## WHAT TO WORK ON
Keep the pictures out of the copy and repeat the records exactly.

## MATERIAL SHOWN

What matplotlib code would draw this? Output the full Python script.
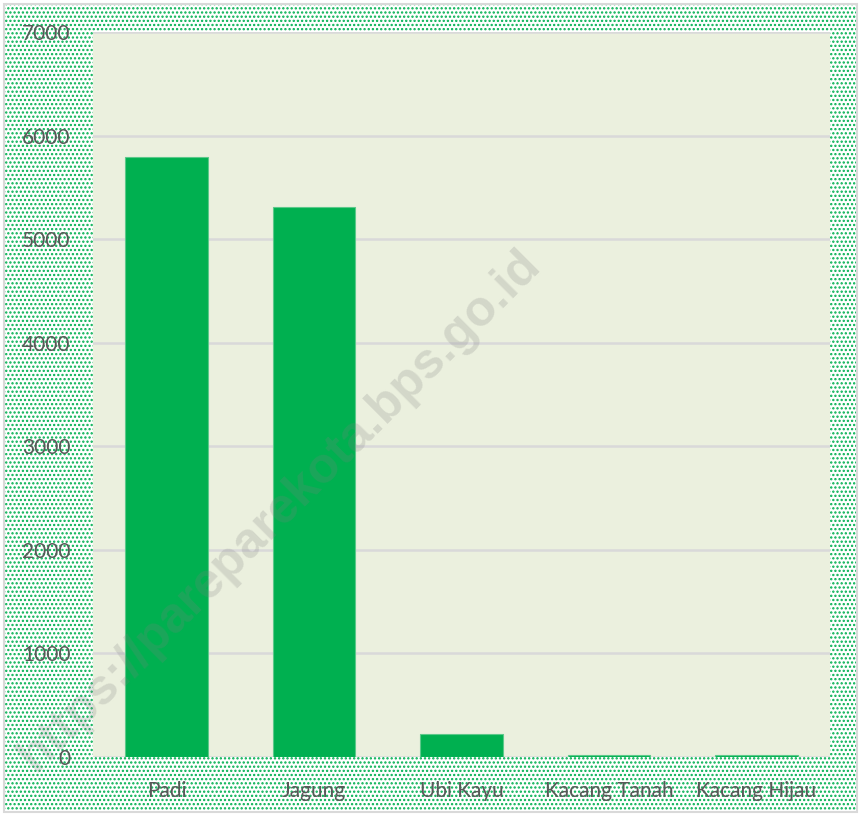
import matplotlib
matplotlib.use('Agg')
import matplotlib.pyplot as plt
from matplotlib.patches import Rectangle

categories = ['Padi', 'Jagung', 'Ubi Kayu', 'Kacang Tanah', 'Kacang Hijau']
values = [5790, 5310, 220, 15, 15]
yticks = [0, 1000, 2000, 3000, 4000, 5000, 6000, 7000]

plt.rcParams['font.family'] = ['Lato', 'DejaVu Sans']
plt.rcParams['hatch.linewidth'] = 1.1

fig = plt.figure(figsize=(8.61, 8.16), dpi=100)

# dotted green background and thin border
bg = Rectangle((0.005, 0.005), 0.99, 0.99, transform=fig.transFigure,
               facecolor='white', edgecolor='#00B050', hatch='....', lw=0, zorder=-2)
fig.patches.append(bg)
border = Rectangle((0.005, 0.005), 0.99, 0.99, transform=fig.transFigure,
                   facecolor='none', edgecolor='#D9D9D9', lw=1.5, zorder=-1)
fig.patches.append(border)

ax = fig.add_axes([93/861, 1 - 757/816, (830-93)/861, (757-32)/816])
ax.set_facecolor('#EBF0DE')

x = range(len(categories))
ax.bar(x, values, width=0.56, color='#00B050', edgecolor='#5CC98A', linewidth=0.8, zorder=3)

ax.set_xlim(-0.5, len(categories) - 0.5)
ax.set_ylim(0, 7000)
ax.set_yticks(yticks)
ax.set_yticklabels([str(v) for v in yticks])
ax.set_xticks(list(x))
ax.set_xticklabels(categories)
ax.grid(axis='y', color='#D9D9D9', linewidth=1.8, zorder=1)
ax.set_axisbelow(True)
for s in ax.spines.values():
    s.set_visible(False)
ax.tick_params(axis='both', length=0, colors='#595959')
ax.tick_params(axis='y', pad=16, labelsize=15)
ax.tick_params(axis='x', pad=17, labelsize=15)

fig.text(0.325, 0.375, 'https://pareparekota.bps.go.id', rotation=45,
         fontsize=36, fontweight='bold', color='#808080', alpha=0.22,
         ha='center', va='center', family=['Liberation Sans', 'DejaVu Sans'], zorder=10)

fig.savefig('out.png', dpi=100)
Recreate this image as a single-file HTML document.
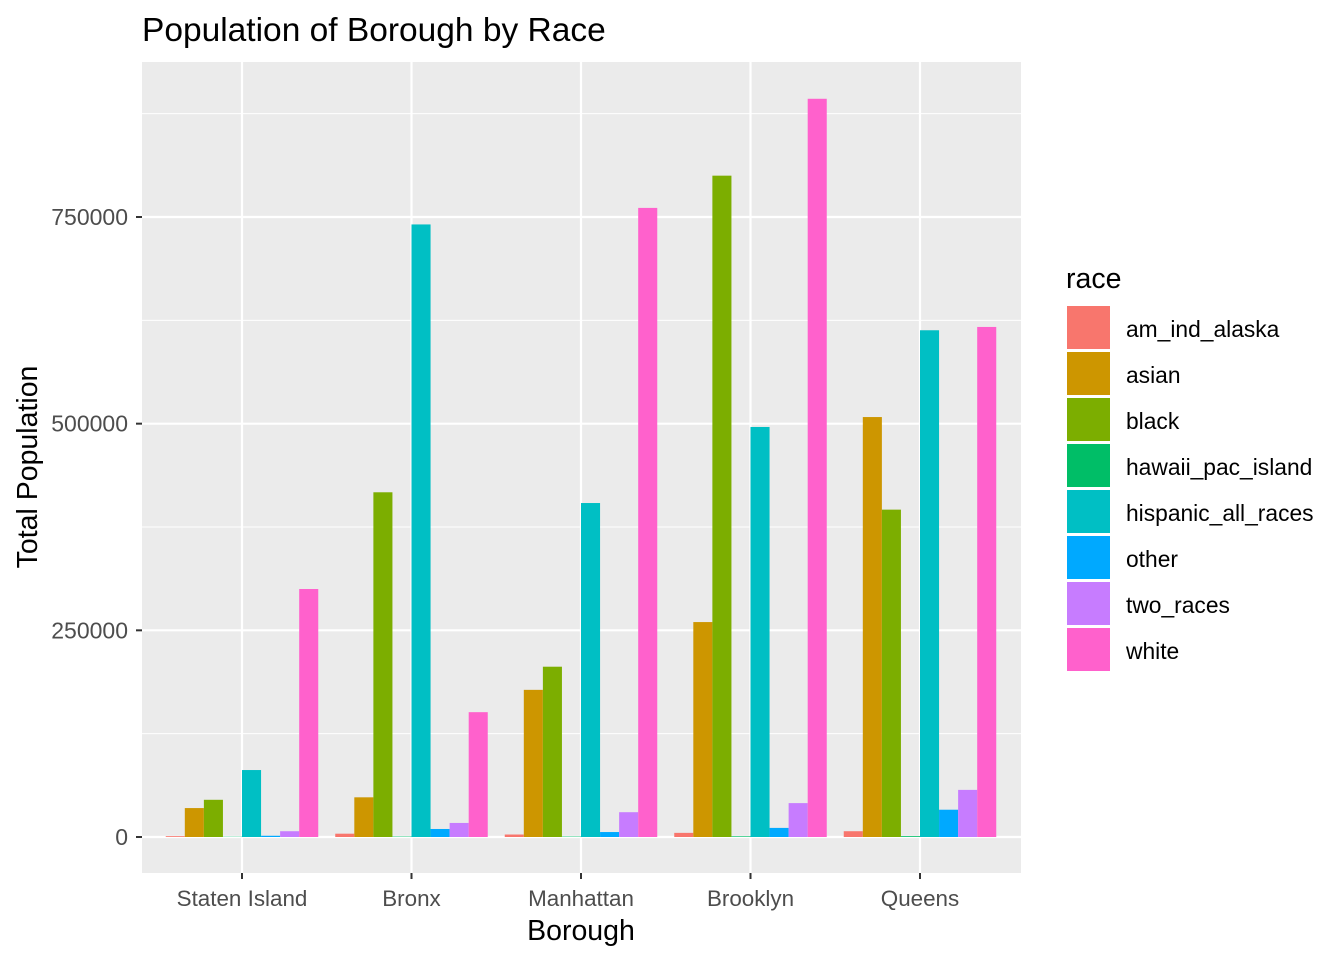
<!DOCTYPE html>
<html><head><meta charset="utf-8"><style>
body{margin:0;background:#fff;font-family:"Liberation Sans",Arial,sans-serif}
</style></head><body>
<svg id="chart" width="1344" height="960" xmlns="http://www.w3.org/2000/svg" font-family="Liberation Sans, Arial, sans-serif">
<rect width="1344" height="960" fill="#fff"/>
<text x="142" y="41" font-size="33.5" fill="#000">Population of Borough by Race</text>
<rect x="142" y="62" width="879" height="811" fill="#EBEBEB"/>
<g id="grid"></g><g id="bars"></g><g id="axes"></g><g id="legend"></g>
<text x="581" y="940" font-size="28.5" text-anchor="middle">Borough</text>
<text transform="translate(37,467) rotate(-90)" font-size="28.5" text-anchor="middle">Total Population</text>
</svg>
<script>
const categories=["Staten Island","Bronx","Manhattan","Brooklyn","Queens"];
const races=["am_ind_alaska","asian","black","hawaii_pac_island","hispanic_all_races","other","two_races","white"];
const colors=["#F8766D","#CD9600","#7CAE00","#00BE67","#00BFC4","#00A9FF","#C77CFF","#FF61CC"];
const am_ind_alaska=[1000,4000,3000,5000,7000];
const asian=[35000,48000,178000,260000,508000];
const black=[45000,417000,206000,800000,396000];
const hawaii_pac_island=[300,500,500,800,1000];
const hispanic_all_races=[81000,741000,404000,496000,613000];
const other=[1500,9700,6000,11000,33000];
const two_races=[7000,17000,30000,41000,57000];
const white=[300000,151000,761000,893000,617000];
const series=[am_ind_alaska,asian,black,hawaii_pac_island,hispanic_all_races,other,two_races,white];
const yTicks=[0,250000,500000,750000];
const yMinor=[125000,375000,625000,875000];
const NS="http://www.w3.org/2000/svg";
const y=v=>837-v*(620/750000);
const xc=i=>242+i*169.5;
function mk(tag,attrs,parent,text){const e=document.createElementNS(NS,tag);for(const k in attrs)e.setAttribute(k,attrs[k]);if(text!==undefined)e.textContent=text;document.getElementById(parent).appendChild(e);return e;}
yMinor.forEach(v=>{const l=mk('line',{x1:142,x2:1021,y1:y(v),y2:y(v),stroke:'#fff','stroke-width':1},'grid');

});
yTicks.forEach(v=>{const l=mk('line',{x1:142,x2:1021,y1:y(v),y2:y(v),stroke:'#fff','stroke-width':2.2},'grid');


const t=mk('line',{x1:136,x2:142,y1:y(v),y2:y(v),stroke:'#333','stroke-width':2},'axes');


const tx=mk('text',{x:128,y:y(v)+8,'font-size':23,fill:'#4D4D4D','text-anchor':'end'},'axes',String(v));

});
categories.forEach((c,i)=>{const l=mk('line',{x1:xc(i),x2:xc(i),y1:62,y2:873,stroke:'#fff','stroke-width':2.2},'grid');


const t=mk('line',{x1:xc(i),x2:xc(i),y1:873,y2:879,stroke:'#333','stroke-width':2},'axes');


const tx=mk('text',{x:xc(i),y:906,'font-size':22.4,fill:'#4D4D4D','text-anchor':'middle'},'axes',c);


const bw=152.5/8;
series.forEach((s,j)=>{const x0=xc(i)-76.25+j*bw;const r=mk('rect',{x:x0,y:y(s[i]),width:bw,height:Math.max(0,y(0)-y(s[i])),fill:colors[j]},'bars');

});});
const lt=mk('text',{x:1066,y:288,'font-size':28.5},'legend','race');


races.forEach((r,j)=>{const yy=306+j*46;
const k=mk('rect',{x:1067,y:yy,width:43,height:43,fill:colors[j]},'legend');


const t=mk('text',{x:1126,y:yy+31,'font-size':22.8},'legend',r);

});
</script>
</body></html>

## FINAL ANSWER
What matplotlib code would draw this? Output the full Python script.
import matplotlib
matplotlib.use('Agg')
import matplotlib.pyplot as plt
from matplotlib.patches import Rectangle

categories = ['Padi', 'Jagung', 'Ubi Kayu', 'Kacang Tanah', 'Kacang Hijau']
values = [5790, 5310, 220, 15, 15]
yticks = [0, 1000, 2000, 3000, 4000, 5000, 6000, 7000]

plt.rcParams['font.family'] = ['Lato', 'DejaVu Sans']
plt.rcParams['hatch.linewidth'] = 1.1

fig = plt.figure(figsize=(8.61, 8.16), dpi=100)

# dotted green background and thin border
bg = Rectangle((0.005, 0.005), 0.99, 0.99, transform=fig.transFigure,
               facecolor='white', edgecolor='#00B050', hatch='....', lw=0, zorder=-2)
fig.patches.append(bg)
border = Rectangle((0.005, 0.005), 0.99, 0.99, transform=fig.transFigure,
                   facecolor='none', edgecolor='#D9D9D9', lw=1.5, zorder=-1)
fig.patches.append(border)

ax = fig.add_axes([93/861, 1 - 757/816, (830-93)/861, (757-32)/816])
ax.set_facecolor('#EBF0DE')

x = range(len(categories))
ax.bar(x, values, width=0.56, color='#00B050', edgecolor='#5CC98A', linewidth=0.8, zorder=3)

ax.set_xlim(-0.5, len(categories) - 0.5)
ax.set_ylim(0, 7000)
ax.set_yticks(yticks)
ax.set_yticklabels([str(v) for v in yticks])
ax.set_xticks(list(x))
ax.set_xticklabels(categories)
ax.grid(axis='y', color='#D9D9D9', linewidth=1.8, zorder=1)
ax.set_axisbelow(True)
for s in ax.spines.values():
    s.set_visible(False)
ax.tick_params(axis='both', length=0, colors='#595959')
ax.tick_params(axis='y', pad=16, labelsize=15)
ax.tick_params(axis='x', pad=17, labelsize=15)

fig.text(0.325, 0.375, 'https://pareparekota.bps.go.id', rotation=45,
         fontsize=36, fontweight='bold', color='#808080', alpha=0.22,
         ha='center', va='center', family=['Liberation Sans', 'DejaVu Sans'], zorder=10)

fig.savefig('out.png', dpi=100)
Recreate this image as a single-file HTML document.
<!DOCTYPE html>
<html><head><meta charset="utf-8"><style>
body{margin:0;background:#fff;font-family:"Liberation Sans",Arial,sans-serif}
</style></head><body>
<svg id="chart" width="1344" height="960" xmlns="http://www.w3.org/2000/svg" font-family="Liberation Sans, Arial, sans-serif">
<rect width="1344" height="960" fill="#fff"/>
<text x="142" y="41" font-size="33.5" fill="#000">Population of Borough by Race</text>
<rect x="142" y="62" width="879" height="811" fill="#EBEBEB"/>
<g id="grid"></g><g id="bars"></g><g id="axes"></g><g id="legend"></g>
<text x="581" y="940" font-size="28.5" text-anchor="middle">Borough</text>
<text transform="translate(37,467) rotate(-90)" font-size="28.5" text-anchor="middle">Total Population</text>
</svg>
<script>
const categories=["Staten Island","Bronx","Manhattan","Brooklyn","Queens"];
const races=["am_ind_alaska","asian","black","hawaii_pac_island","hispanic_all_races","other","two_races","white"];
const colors=["#F8766D","#CD9600","#7CAE00","#00BE67","#00BFC4","#00A9FF","#C77CFF","#FF61CC"];
const am_ind_alaska=[1000,4000,3000,5000,7000];
const asian=[35000,48000,178000,260000,508000];
const black=[45000,417000,206000,800000,396000];
const hawaii_pac_island=[300,500,500,800,1000];
const hispanic_all_races=[81000,741000,404000,496000,613000];
const other=[1500,9700,6000,11000,33000];
const two_races=[7000,17000,30000,41000,57000];
const white=[300000,151000,761000,893000,617000];
const series=[am_ind_alaska,asian,black,hawaii_pac_island,hispanic_all_races,other,two_races,white];
const yTicks=[0,250000,500000,750000];
const yMinor=[125000,375000,625000,875000];
const NS="http://www.w3.org/2000/svg";
const y=v=>837-v*(620/750000);
const xc=i=>242+i*169.5;
function mk(tag,attrs,parent,text){const e=document.createElementNS(NS,tag);for(const k in attrs)e.setAttribute(k,attrs[k]);if(text!==undefined)e.textContent=text;document.getElementById(parent).appendChild(e);return e;}
yMinor.forEach(v=>{const l=mk('line',{x1:142,x2:1021,y1:y(v),y2:y(v),stroke:'#fff','stroke-width':1},'grid');

});
yTicks.forEach(v=>{const l=mk('line',{x1:142,x2:1021,y1:y(v),y2:y(v),stroke:'#fff','stroke-width':2.2},'grid');


const t=mk('line',{x1:136,x2:142,y1:y(v),y2:y(v),stroke:'#333','stroke-width':2},'axes');


const tx=mk('text',{x:128,y:y(v)+8,'font-size':23,fill:'#4D4D4D','text-anchor':'end'},'axes',String(v));

});
categories.forEach((c,i)=>{const l=mk('line',{x1:xc(i),x2:xc(i),y1:62,y2:873,stroke:'#fff','stroke-width':2.2},'grid');


const t=mk('line',{x1:xc(i),x2:xc(i),y1:873,y2:879,stroke:'#333','stroke-width':2},'axes');


const tx=mk('text',{x:xc(i),y:906,'font-size':22.4,fill:'#4D4D4D','text-anchor':'middle'},'axes',c);


const bw=152.5/8;
series.forEach((s,j)=>{const x0=xc(i)-76.25+j*bw;const r=mk('rect',{x:x0,y:y(s[i]),width:bw,height:Math.max(0,y(0)-y(s[i])),fill:colors[j]},'bars');

});});
const lt=mk('text',{x:1066,y:288,'font-size':28.5},'legend','race');


races.forEach((r,j)=>{const yy=306+j*46;
const k=mk('rect',{x:1067,y:yy,width:43,height:43,fill:colors[j]},'legend');


const t=mk('text',{x:1126,y:yy+31,'font-size':22.8},'legend',r);

});
</script>
</body></html>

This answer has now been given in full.